§ **Task inputs**:
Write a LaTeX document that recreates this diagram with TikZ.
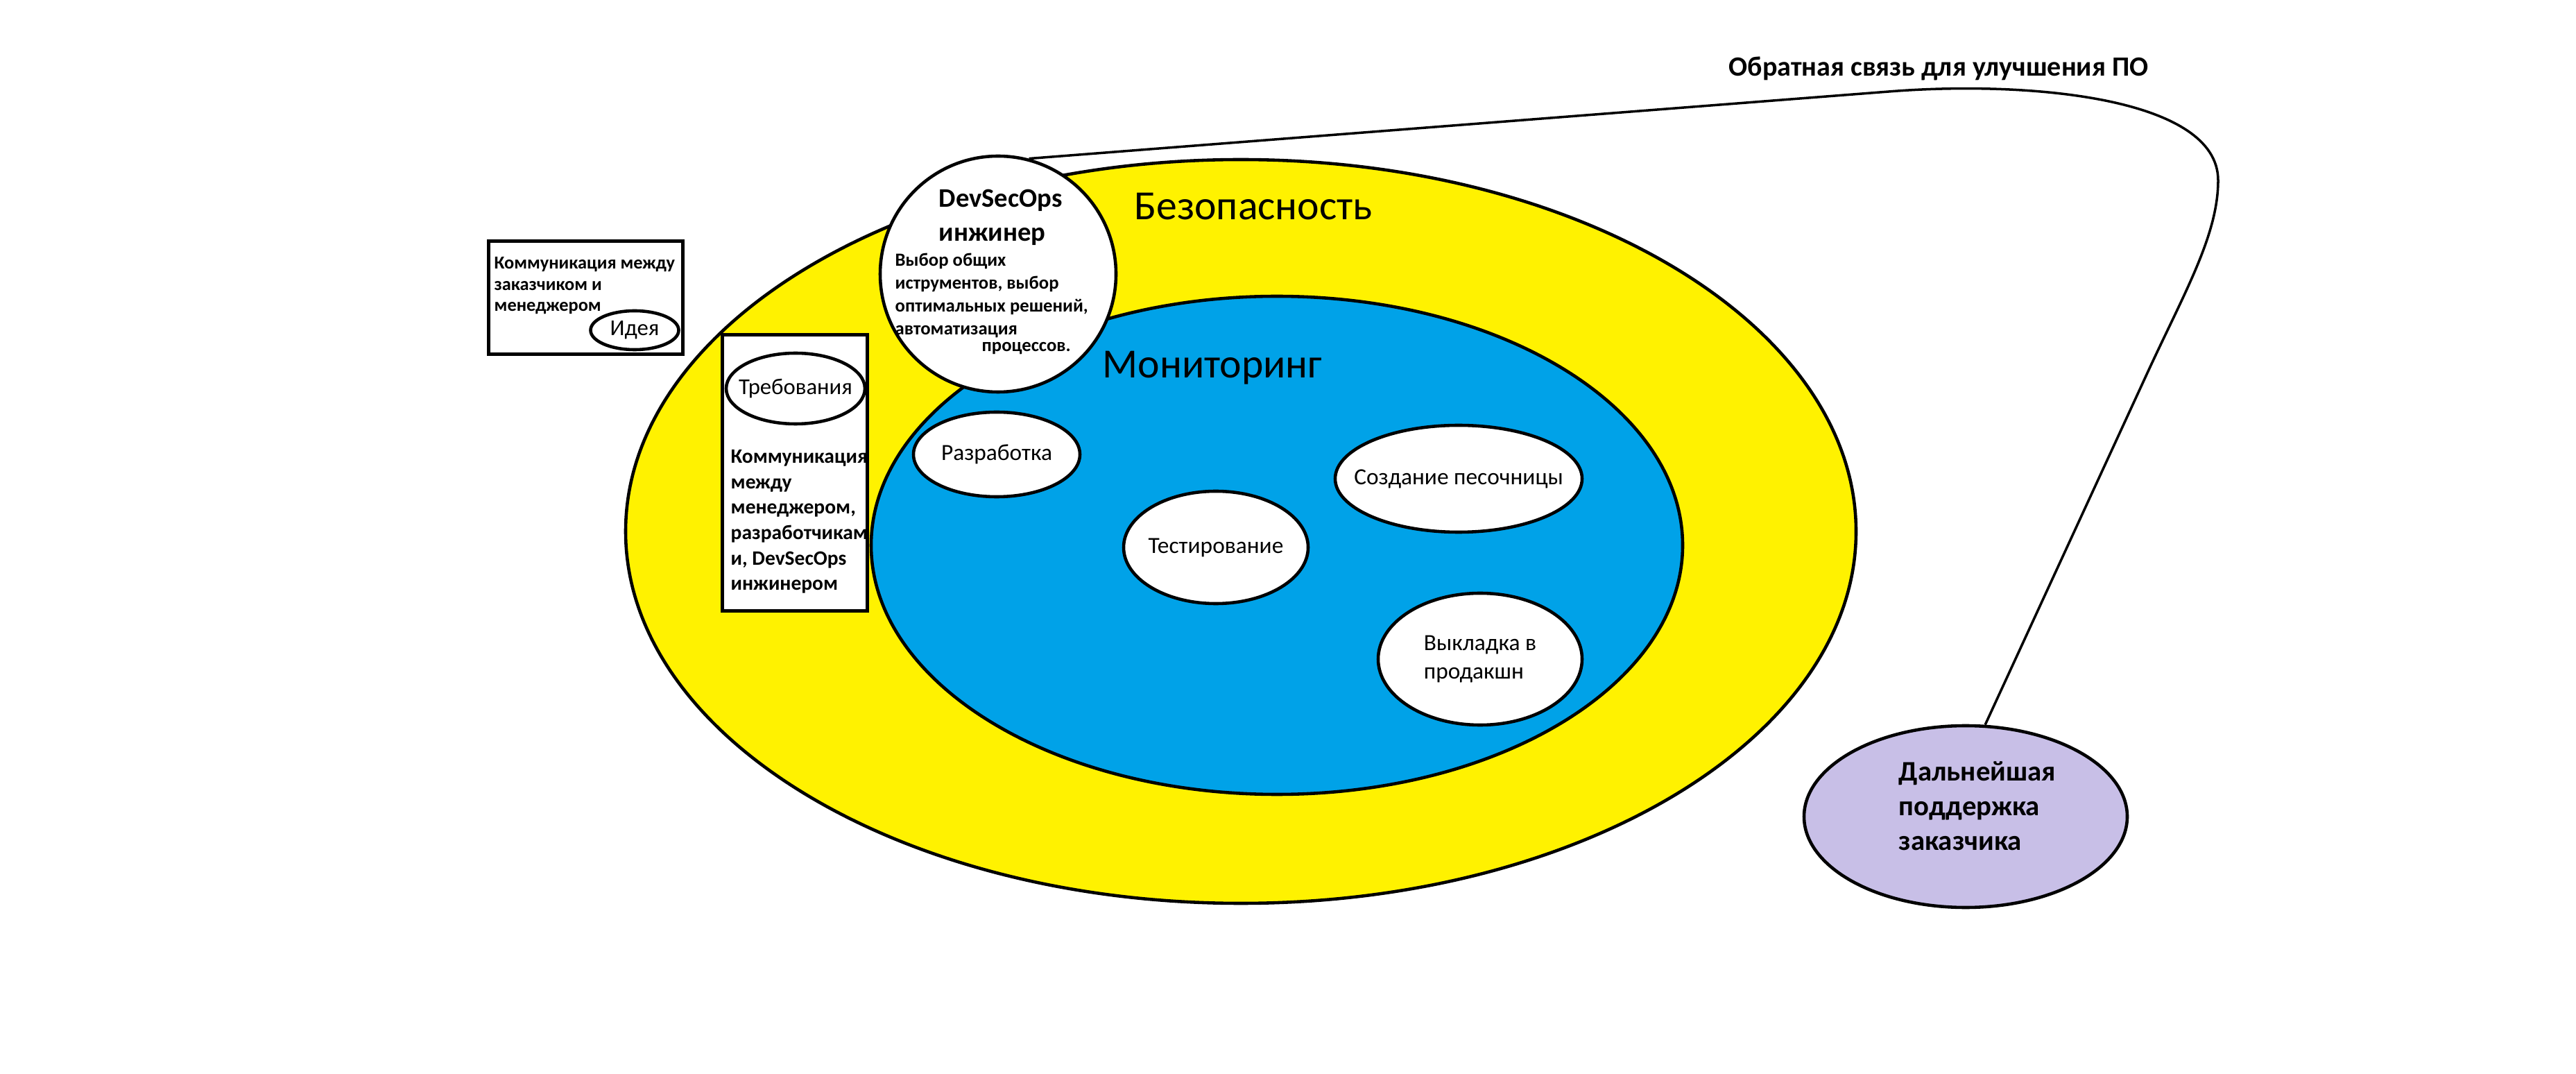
\documentclass[tikz,border=0pt]{standalone}
\usepackage{fontspec}
\setmainfont{Carlito}
\usetikzlibrary{shapes.geometric,positioning}
\definecolor{paintyellow}{HTML}{FFF200}
\definecolor{paintblue}{HTML}{00A2E8}
\definecolor{paintlilac}{HTML}{C8BFE7}
\newcommand{\fsz}[2]{\fontsize{#1}{#2}\selectfont}
\tikzset{
  ring/.style={ellipse, draw=black, line width=1.3pt, inner sep=0pt},
  oval/.style={ring, fill=white, align=center, font=\fsz{9.5pt}{11.4pt}},
  frame/.style={draw=black, line width=1.3pt, fill=white, inner sep=0pt},
  note/.style={align=left, inner sep=0pt, anchor=north west, font=\bfseries\fsz{7.5pt}{8.7pt}},
  head/.style={inner sep=0pt, anchor=base, font=\fsz{17pt}{20pt}},
  link/.style={draw=black, line width=1pt},
}
\begin{document}
\begin{tikzpicture}
  \useasboundingbox[fill=white] (0,0) rectangle (37.14,-15.48);
  % layers
  \node[ring, fill=paintyellow, minimum width=17.74cm, minimum height=10.72cm] (sec) at (17.89,-7.66) {};
  \node[ring, fill=paintblue, minimum width=11.70cm, minimum height=7.18cm] (mon) at (18.41,-7.86) {};
  \node[head] (sectxt) at (18.07,-3.17) {Безопасность};
  \node[head] (montxt) at (17.48,-5.45) {Мониторинг};
  % stages
  \node[oval, minimum width=2.40cm, minimum height=1.22cm] (dev) at (14.37,-6.55) {Разработка};
  \node[oval, minimum width=2.66cm, minimum height=1.62cm, inner xsep=-0.06cm] (test) at (17.53,-7.89) {Тестирование};
  \node[oval, minimum width=3.56cm, minimum height=1.54cm, inner xsep=-0.25cm] (sand) at (21.03,-6.90) {Создание песочницы};
  \node[oval, minimum width=2.94cm, minimum height=1.90cm, align=left] (prod) at (21.34,-9.50) {Выкладка в\\продакшн};
  % requirements
  \node[frame, minimum width=2.09cm, minimum height=3.98cm] (reqbox) at (11.46,-6.815) {};
  \node[oval, minimum width=2.0cm, minimum height=1.02cm, inner xsep=-0.12cm, font=\fsz{9.3pt}{11pt}] (req) at (11.47,-5.60) {Требования};
  \node[note, font=\bfseries\fsz{8.4pt}{10.4pt}] (reqtxt) at (10.53,-6.48) {Коммуникация\\между\\менеджером,\\разработчикам\\и, DevSecOps\\инжинером};
  % idea
  \node[frame, minimum width=2.80cm, minimum height=1.63cm] (ideabox) at (8.445,-4.29) {};
  \node[note] (ideatxt) at (7.12,-3.70) {Коммуникация между\\заказчиком и\\менеджером};
  \node[ring, fill=white, minimum width=1.27cm, minimum height=0.56cm, font=\fsz{9.3pt}{11pt}] (idea) at (9.15,-4.76) {Идея};
  % devsecops
  \node[ring, circle, fill=white, minimum size=3.40cm] (dso) at (14.39,-3.95) {};
  \node[note, font=\bfseries\fsz{11pt}{14.2pt}] (dsohead) at (13.53,-2.72) {DevSecOps\\инжинер};
  \node[note, font=\bfseries\fsz{7.6pt}{9.4pt}] (dsotxt) at (12.90,-3.64) {Выбор общих\\иструментов, выбор\\оптимальных решений,\\автоматизация\\[-2.6pt]\hspace*{1.25cm}процессов.};
  % support
  \node[ring, fill=paintlilac, minimum width=4.66cm, minimum height=2.62cm] (sup) at (28.34,-11.77) {};
  \node[note, font=\bfseries\fsz{11.6pt}{14.2pt}] (suptxt) at (27.37,-10.97) {Дальнейшая\\поддержка\\заказчика};
  \draw[link] (dso.75) -- (27.23,-1.32) .. controls (29.23,-1.16) and (31.98,-1.40) .. (31.98,-2.60) .. controls (31.98,-3.40) and (31.48,-4.24) .. (30.93,-5.44) -- (sup.78);
  \node[anchor=base, inner sep=0pt, font=\bfseries\fsz{11.4pt}{14pt}] (fbtxt) at (27.95,-1.10) {Обратная связь для улучшения ПО};
\end{tikzpicture}
\end{document}
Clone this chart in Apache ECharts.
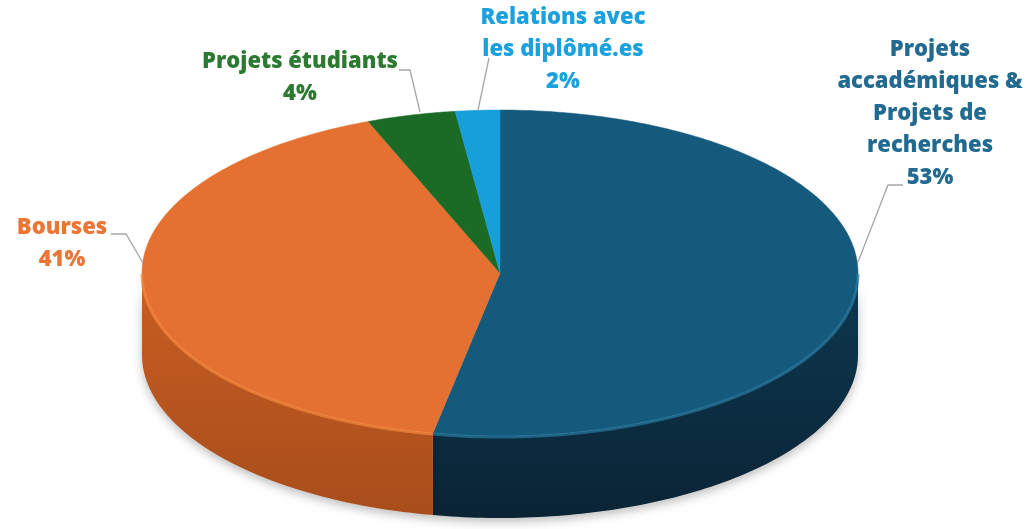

§ **What the exercise asks**: From the data above, write out everything exactly except the pictures.

§ **Answer to this exercise**:
Write a LaTeX document that recreates this diagram with TikZ.
\documentclass[tikz,border=0pt]{standalone}
\usepackage{fontspec}
\setmainfont{Carlito}
\usetikzlibrary{shapes.geometric,positioning}
\definecolor{paintyellow}{HTML}{FFF200}
\definecolor{paintblue}{HTML}{00A2E8}
\definecolor{paintlilac}{HTML}{C8BFE7}
\newcommand{\fsz}[2]{\fontsize{#1}{#2}\selectfont}
\tikzset{
  ring/.style={ellipse, draw=black, line width=1.3pt, inner sep=0pt},
  oval/.style={ring, fill=white, align=center, font=\fsz{9.5pt}{11.4pt}},
  frame/.style={draw=black, line width=1.3pt, fill=white, inner sep=0pt},
  note/.style={align=left, inner sep=0pt, anchor=north west, font=\bfseries\fsz{7.5pt}{8.7pt}},
  head/.style={inner sep=0pt, anchor=base, font=\fsz{17pt}{20pt}},
  link/.style={draw=black, line width=1pt},
}
\begin{document}
\begin{tikzpicture}
  \useasboundingbox[fill=white] (0,0) rectangle (37.14,-15.48);
  % layers
  \node[ring, fill=paintyellow, minimum width=17.74cm, minimum height=10.72cm] (sec) at (17.89,-7.66) {};
  \node[ring, fill=paintblue, minimum width=11.70cm, minimum height=7.18cm] (mon) at (18.41,-7.86) {};
  \node[head] (sectxt) at (18.07,-3.17) {Безопасность};
  \node[head] (montxt) at (17.48,-5.45) {Мониторинг};
  % stages
  \node[oval, minimum width=2.40cm, minimum height=1.22cm] (dev) at (14.37,-6.55) {Разработка};
  \node[oval, minimum width=2.66cm, minimum height=1.62cm, inner xsep=-0.06cm] (test) at (17.53,-7.89) {Тестирование};
  \node[oval, minimum width=3.56cm, minimum height=1.54cm, inner xsep=-0.25cm] (sand) at (21.03,-6.90) {Создание песочницы};
  \node[oval, minimum width=2.94cm, minimum height=1.90cm, align=left] (prod) at (21.34,-9.50) {Выкладка в\\продакшн};
  % requirements
  \node[frame, minimum width=2.09cm, minimum height=3.98cm] (reqbox) at (11.46,-6.815) {};
  \node[oval, minimum width=2.0cm, minimum height=1.02cm, inner xsep=-0.12cm, font=\fsz{9.3pt}{11pt}] (req) at (11.47,-5.60) {Требования};
  \node[note, font=\bfseries\fsz{8.4pt}{10.4pt}] (reqtxt) at (10.53,-6.48) {Коммуникация\\между\\менеджером,\\разработчикам\\и, DevSecOps\\инжинером};
  % idea
  \node[frame, minimum width=2.80cm, minimum height=1.63cm] (ideabox) at (8.445,-4.29) {};
  \node[note] (ideatxt) at (7.12,-3.70) {Коммуникация между\\заказчиком и\\менеджером};
  \node[ring, fill=white, minimum width=1.27cm, minimum height=0.56cm, font=\fsz{9.3pt}{11pt}] (idea) at (9.15,-4.76) {Идея};
  % devsecops
  \node[ring, circle, fill=white, minimum size=3.40cm] (dso) at (14.39,-3.95) {};
  \node[note, font=\bfseries\fsz{11pt}{14.2pt}] (dsohead) at (13.53,-2.72) {DevSecOps\\инжинер};
  \node[note, font=\bfseries\fsz{7.6pt}{9.4pt}] (dsotxt) at (12.90,-3.64) {Выбор общих\\иструментов, выбор\\оптимальных решений,\\автоматизация\\[-2.6pt]\hspace*{1.25cm}процессов.};
  % support
  \node[ring, fill=paintlilac, minimum width=4.66cm, minimum height=2.62cm] (sup) at (28.34,-11.77) {};
  \node[note, font=\bfseries\fsz{11.6pt}{14.2pt}] (suptxt) at (27.37,-10.97) {Дальнейшая\\поддержка\\заказчика};
  \draw[link] (dso.75) -- (27.23,-1.32) .. controls (29.23,-1.16) and (31.98,-1.40) .. (31.98,-2.60) .. controls (31.98,-3.40) and (31.48,-4.24) .. (30.93,-5.44) -- (sup.78);
  \node[anchor=base, inner sep=0pt, font=\bfseries\fsz{11.4pt}{14pt}] (fbtxt) at (27.95,-1.10) {Обратная связь для улучшения ПО};
\end{tikzpicture}
\end{document}
Clone this chart in Apache ECharts.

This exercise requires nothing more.